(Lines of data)

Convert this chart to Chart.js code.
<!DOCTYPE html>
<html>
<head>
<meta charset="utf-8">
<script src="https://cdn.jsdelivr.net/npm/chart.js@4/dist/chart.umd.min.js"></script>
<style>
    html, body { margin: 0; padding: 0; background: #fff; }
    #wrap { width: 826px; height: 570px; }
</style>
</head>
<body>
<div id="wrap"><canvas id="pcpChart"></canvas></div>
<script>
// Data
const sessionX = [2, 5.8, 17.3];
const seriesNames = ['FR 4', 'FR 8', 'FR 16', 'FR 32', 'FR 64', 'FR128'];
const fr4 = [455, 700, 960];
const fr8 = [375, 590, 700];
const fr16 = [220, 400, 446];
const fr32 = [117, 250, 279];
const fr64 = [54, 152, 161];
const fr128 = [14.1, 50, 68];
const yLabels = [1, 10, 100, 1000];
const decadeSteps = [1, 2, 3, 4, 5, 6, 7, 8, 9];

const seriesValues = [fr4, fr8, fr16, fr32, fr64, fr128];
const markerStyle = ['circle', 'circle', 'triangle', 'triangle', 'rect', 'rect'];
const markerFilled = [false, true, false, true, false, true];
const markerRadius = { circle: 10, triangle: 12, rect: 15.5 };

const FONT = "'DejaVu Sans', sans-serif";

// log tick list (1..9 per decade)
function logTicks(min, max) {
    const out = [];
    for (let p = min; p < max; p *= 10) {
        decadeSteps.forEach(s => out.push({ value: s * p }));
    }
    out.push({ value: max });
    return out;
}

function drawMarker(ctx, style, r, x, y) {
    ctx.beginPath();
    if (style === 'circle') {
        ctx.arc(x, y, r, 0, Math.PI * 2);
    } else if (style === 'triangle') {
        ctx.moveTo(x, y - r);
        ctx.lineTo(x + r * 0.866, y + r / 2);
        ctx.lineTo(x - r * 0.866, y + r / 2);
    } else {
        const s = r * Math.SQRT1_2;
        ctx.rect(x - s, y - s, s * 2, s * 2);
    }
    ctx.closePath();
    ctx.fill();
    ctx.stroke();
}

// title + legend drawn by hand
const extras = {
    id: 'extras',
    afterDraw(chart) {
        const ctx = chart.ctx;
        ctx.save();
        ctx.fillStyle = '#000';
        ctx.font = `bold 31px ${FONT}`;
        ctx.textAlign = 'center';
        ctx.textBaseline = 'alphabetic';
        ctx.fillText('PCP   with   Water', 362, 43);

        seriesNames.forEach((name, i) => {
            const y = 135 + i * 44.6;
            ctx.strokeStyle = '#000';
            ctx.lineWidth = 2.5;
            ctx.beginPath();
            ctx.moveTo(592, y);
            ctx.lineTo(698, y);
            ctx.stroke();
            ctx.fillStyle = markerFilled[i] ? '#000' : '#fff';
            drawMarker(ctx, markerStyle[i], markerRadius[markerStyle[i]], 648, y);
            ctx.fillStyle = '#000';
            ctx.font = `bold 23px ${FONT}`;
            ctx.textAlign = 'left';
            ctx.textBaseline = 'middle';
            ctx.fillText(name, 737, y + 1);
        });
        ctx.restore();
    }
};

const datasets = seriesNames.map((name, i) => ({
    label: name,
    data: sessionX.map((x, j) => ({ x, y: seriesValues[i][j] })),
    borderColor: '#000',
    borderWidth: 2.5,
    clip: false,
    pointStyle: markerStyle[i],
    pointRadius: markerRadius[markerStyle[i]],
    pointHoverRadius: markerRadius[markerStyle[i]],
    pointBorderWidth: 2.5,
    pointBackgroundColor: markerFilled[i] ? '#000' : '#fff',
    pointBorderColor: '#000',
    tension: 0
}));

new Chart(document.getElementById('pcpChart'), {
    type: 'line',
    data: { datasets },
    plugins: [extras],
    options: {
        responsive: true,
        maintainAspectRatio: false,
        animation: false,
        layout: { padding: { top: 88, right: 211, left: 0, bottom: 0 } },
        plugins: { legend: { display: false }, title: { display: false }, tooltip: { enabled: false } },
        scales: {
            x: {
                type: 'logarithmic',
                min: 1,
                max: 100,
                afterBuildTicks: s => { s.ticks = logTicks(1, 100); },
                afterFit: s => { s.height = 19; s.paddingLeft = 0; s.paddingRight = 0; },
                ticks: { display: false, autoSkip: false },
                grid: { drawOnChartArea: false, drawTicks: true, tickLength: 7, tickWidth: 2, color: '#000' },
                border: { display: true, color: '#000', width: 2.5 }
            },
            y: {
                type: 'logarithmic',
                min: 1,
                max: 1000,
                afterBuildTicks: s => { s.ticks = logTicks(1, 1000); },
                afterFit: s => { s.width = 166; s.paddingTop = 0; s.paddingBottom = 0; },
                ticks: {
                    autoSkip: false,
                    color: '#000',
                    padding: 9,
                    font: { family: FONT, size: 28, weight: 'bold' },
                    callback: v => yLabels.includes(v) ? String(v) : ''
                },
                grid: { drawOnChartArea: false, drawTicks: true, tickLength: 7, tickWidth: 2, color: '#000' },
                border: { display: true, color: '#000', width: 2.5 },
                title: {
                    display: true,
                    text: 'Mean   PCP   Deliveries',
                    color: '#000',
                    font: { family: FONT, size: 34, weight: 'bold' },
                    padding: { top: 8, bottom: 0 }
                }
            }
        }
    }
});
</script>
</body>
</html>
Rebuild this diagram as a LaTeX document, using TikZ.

Exercise goal: From the records above, please extract every line and repeat it exactly.

Worked answer:
Convert this chart to Chart.js code.
<!DOCTYPE html>
<html>
<head>
<meta charset="utf-8">
<script src="https://cdn.jsdelivr.net/npm/chart.js@4/dist/chart.umd.min.js"></script>
<style>
    html, body { margin: 0; padding: 0; background: #fff; }
    #wrap { width: 826px; height: 570px; }
</style>
</head>
<body>
<div id="wrap"><canvas id="pcpChart"></canvas></div>
<script>
// Data
const sessionX = [2, 5.8, 17.3];
const seriesNames = ['FR 4', 'FR 8', 'FR 16', 'FR 32', 'FR 64', 'FR128'];
const fr4 = [455, 700, 960];
const fr8 = [375, 590, 700];
const fr16 = [220, 400, 446];
const fr32 = [117, 250, 279];
const fr64 = [54, 152, 161];
const fr128 = [14.1, 50, 68];
const yLabels = [1, 10, 100, 1000];
const decadeSteps = [1, 2, 3, 4, 5, 6, 7, 8, 9];

const seriesValues = [fr4, fr8, fr16, fr32, fr64, fr128];
const markerStyle = ['circle', 'circle', 'triangle', 'triangle', 'rect', 'rect'];
const markerFilled = [false, true, false, true, false, true];
const markerRadius = { circle: 10, triangle: 12, rect: 15.5 };

const FONT = "'DejaVu Sans', sans-serif";

// log tick list (1..9 per decade)
function logTicks(min, max) {
    const out = [];
    for (let p = min; p < max; p *= 10) {
        decadeSteps.forEach(s => out.push({ value: s * p }));
    }
    out.push({ value: max });
    return out;
}

function drawMarker(ctx, style, r, x, y) {
    ctx.beginPath();
    if (style === 'circle') {
        ctx.arc(x, y, r, 0, Math.PI * 2);
    } else if (style === 'triangle') {
        ctx.moveTo(x, y - r);
        ctx.lineTo(x + r * 0.866, y + r / 2);
        ctx.lineTo(x - r * 0.866, y + r / 2);
    } else {
        const s = r * Math.SQRT1_2;
        ctx.rect(x - s, y - s, s * 2, s * 2);
    }
    ctx.closePath();
    ctx.fill();
    ctx.stroke();
}

// title + legend drawn by hand
const extras = {
    id: 'extras',
    afterDraw(chart) {
        const ctx = chart.ctx;
        ctx.save();
        ctx.fillStyle = '#000';
        ctx.font = `bold 31px ${FONT}`;
        ctx.textAlign = 'center';
        ctx.textBaseline = 'alphabetic';
        ctx.fillText('PCP   with   Water', 362, 43);

        seriesNames.forEach((name, i) => {
            const y = 135 + i * 44.6;
            ctx.strokeStyle = '#000';
            ctx.lineWidth = 2.5;
            ctx.beginPath();
            ctx.moveTo(592, y);
            ctx.lineTo(698, y);
            ctx.stroke();
            ctx.fillStyle = markerFilled[i] ? '#000' : '#fff';
            drawMarker(ctx, markerStyle[i], markerRadius[markerStyle[i]], 648, y);
            ctx.fillStyle = '#000';
            ctx.font = `bold 23px ${FONT}`;
            ctx.textAlign = 'left';
            ctx.textBaseline = 'middle';
            ctx.fillText(name, 737, y + 1);
        });
        ctx.restore();
    }
};

const datasets = seriesNames.map((name, i) => ({
    label: name,
    data: sessionX.map((x, j) => ({ x, y: seriesValues[i][j] })),
    borderColor: '#000',
    borderWidth: 2.5,
    clip: false,
    pointStyle: markerStyle[i],
    pointRadius: markerRadius[markerStyle[i]],
    pointHoverRadius: markerRadius[markerStyle[i]],
    pointBorderWidth: 2.5,
    pointBackgroundColor: markerFilled[i] ? '#000' : '#fff',
    pointBorderColor: '#000',
    tension: 0
}));

new Chart(document.getElementById('pcpChart'), {
    type: 'line',
    data: { datasets },
    plugins: [extras],
    options: {
        responsive: true,
        maintainAspectRatio: false,
        animation: false,
        layout: { padding: { top: 88, right: 211, left: 0, bottom: 0 } },
        plugins: { legend: { display: false }, title: { display: false }, tooltip: { enabled: false } },
        scales: {
            x: {
                type: 'logarithmic',
                min: 1,
                max: 100,
                afterBuildTicks: s => { s.ticks = logTicks(1, 100); },
                afterFit: s => { s.height = 19; s.paddingLeft = 0; s.paddingRight = 0; },
                ticks: { display: false, autoSkip: false },
                grid: { drawOnChartArea: false, drawTicks: true, tickLength: 7, tickWidth: 2, color: '#000' },
                border: { display: true, color: '#000', width: 2.5 }
            },
            y: {
                type: 'logarithmic',
                min: 1,
                max: 1000,
                afterBuildTicks: s => { s.ticks = logTicks(1, 1000); },
                afterFit: s => { s.width = 166; s.paddingTop = 0; s.paddingBottom = 0; },
                ticks: {
                    autoSkip: false,
                    color: '#000',
                    padding: 9,
                    font: { family: FONT, size: 28, weight: 'bold' },
                    callback: v => yLabels.includes(v) ? String(v) : ''
                },
                grid: { drawOnChartArea: false, drawTicks: true, tickLength: 7, tickWidth: 2, color: '#000' },
                border: { display: true, color: '#000', width: 2.5 },
                title: {
                    display: true,
                    text: 'Mean   PCP   Deliveries',
                    color: '#000',
                    font: { family: FONT, size: 34, weight: 'bold' },
                    padding: { top: 8, bottom: 0 }
                }
            }
        }
    }
});
</script>
</body>
</html>
Rebuild this diagram as a LaTeX document, using TikZ.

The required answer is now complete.